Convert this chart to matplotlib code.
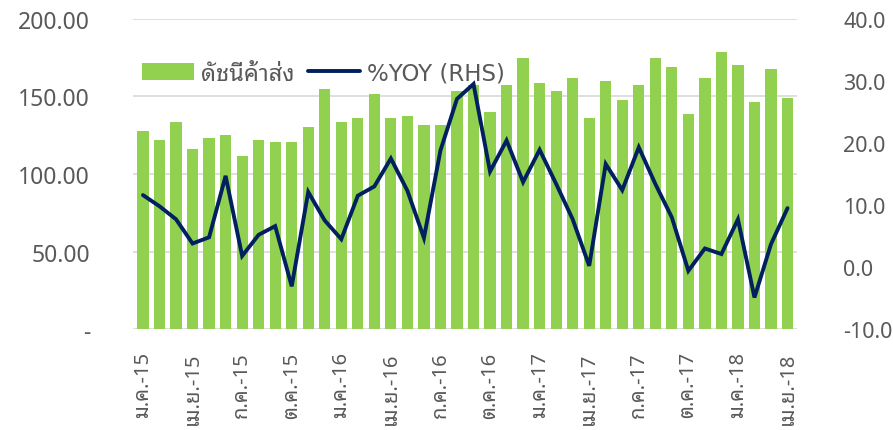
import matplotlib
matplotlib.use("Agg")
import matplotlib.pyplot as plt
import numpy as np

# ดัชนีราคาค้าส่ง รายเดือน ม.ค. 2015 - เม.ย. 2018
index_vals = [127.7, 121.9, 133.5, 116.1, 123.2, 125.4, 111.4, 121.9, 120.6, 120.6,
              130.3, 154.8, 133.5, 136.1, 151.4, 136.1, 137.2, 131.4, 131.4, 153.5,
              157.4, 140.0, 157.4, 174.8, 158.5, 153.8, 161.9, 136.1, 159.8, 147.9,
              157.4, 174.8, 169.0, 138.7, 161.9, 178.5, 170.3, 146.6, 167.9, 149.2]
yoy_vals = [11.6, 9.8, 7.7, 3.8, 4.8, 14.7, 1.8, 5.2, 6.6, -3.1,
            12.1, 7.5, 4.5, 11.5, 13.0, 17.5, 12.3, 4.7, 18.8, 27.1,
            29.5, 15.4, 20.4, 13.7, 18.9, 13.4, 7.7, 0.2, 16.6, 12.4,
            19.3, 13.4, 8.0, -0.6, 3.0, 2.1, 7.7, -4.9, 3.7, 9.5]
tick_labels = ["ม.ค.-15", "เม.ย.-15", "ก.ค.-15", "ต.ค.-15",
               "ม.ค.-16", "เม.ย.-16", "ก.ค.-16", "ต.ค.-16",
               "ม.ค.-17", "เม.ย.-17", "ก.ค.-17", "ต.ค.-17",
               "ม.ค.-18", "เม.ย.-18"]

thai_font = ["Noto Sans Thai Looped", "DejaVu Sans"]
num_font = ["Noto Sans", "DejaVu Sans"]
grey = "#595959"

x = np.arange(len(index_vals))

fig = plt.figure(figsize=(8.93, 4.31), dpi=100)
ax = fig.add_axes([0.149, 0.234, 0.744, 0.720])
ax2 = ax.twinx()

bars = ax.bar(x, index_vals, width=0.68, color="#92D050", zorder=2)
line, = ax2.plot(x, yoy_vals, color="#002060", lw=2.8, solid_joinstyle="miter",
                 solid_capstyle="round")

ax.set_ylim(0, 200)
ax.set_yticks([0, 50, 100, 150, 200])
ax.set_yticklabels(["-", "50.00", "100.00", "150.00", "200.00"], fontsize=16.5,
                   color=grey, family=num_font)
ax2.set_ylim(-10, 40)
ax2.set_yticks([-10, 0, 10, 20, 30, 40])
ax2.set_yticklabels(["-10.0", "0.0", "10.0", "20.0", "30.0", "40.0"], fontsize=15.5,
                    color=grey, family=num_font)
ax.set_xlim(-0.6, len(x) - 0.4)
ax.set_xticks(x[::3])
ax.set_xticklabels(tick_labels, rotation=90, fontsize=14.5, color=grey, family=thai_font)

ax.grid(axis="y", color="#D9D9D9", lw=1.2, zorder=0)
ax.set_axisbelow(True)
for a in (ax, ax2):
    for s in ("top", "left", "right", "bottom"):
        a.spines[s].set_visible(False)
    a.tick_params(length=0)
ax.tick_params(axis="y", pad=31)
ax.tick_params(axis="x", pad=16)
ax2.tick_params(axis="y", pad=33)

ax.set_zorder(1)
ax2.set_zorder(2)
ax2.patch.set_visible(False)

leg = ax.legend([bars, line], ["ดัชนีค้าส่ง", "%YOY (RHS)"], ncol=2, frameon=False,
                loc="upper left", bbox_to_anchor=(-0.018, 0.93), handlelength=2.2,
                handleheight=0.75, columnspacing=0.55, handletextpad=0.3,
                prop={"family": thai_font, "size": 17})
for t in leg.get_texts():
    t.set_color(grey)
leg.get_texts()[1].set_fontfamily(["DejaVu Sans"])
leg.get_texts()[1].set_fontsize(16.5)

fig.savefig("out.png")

· · · ·

→ **Task prompt**: Leave out the pictures and repeat the lines from the start of the material through the line with "import numpy as np", inclusive.

→ **Solution to the exercise**:
Convert this chart to matplotlib code.
import matplotlib
matplotlib.use("Agg")
import matplotlib.pyplot as plt
import numpy as np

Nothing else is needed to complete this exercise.